Market Trends Influence Medical Metal Selection
March 1, 2008
Market Trends Influence Medical Metal Selection
Because of the stringent requirements associated with the industry, several proven metals and alloys have enjoyed a long and healthy relationship with the medical device manufacturing sector. However, market trends are beginning to reshape OEMs’ expectations and forcing them to plan differently. Climbing price points have prompted some OEMs to investigate alternative materials. Moreover, speedy availability of tried-and-true titanium could be waning, thus increasing lead times.
Platinum is a popular material among medical device manufacturers owing to its strength, biocompatibility, and corrosion resistance. But the cost of receiving those benefits has grown steeper in recent years as a result of a worldwide spike in the market value of platinum. In light of customer concern over escalating platinum prices, some materials providers are looking to offer cost-effective substitutes.
“We are noticing an interest by an increasing number of our customers in palladium as an alternative to platinum,” says Dave Vincent, director of business development at Johnson Matthey (West Chester, PA; www.jmmedical.com), a supplier of metals and alloys and a metallurgical developer. “Palladium shares many of the same physical traits [as platinum], but the rise in its cost hasn’t been nearly so dramatic.”
Both platinum and palladium are classified as platinum group metals, but platinum is approximately four times as expensive on today’s market. Platinum is also four times as expensive as it was at the beginning of the decade—the approximate time when the price began a steady climb that has continued to the present.
Palladium is much less dense than platinum, and long-time platinum users are still learning about the best methods for incorporating it into existing applications. Because of its relative unfamiliarity, it has mainly been used, so far, to replace platinum in nonimplantable devices where concerns about in vivo performance don’t apply.

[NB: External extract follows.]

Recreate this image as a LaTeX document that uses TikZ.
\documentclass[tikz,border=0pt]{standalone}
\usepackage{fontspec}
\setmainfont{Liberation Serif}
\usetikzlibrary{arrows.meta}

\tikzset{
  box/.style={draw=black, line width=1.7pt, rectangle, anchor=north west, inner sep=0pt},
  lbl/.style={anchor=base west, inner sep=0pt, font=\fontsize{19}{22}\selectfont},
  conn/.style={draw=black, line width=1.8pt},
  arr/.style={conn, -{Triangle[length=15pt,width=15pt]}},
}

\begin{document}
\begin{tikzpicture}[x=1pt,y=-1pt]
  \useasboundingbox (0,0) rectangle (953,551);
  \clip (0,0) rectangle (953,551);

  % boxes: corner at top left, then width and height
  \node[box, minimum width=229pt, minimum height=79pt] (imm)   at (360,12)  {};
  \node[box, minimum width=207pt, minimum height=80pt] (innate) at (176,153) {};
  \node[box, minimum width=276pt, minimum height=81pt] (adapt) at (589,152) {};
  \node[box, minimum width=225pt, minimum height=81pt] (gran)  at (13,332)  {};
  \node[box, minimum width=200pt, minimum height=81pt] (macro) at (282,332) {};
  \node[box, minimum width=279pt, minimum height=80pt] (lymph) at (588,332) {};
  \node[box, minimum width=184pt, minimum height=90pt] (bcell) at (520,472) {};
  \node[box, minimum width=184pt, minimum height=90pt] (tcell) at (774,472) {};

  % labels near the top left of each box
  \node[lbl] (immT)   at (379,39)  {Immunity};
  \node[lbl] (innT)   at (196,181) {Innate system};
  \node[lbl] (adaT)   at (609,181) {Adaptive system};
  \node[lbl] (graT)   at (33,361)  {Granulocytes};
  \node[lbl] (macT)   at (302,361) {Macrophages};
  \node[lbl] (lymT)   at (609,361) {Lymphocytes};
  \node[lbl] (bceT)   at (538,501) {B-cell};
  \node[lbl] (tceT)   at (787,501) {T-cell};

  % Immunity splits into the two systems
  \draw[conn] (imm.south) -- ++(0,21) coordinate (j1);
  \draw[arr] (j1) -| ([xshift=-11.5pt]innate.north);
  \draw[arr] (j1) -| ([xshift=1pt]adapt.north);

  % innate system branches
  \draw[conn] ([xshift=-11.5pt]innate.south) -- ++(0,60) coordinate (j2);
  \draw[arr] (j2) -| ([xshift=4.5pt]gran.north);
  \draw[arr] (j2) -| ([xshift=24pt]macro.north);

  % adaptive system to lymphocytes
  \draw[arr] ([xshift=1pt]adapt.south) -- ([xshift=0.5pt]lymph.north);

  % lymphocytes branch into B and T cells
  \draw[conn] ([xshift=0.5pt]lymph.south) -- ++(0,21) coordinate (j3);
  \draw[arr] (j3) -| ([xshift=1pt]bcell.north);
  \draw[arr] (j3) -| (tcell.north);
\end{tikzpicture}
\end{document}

“You will hear manufacturers talk about adopting palladium for its specific characteristics,” Vincent comments. “But at this point, it really boils down to cost.”
Unlike palladium, the status of titanium as an implantable-grade material is well established. Like precious metals, however, its availability is not immune to global market forces. Due to current trends, medical OEMs may need to prepare for longer lead times for titanium parts in the near future, says Craig Schank, director of sales and marketing at Supra Alloys (Camarillo, CA; www.supraalloys.com), a supplier of titanium alloys.
“After 9/11, the aerospace industry was anticipating higher prices, so companies ordered huge stocks of titanium,” Schank explains. “In fact, they overstocked, and for the past few years they’ve been working through existing supply. Indirectly, this benefited the medical industry which enjoyed shorter lead times.”
Although titanium is widely used among medical OEMs, the overall amount consumed pales in comparison to the aerospace industry. In the past few years, medical companies have been able to send jobs to mills unburdened by the large demands of the aerospace industry. But this may change soon, Schank says.
“The aerospace industry is beginning to work through its overstock and we’re seeing a rise in activity in that industry,” he says. “There are no guarantees, but it…could affect the lead-times that the medical industry has grown accustomed to.”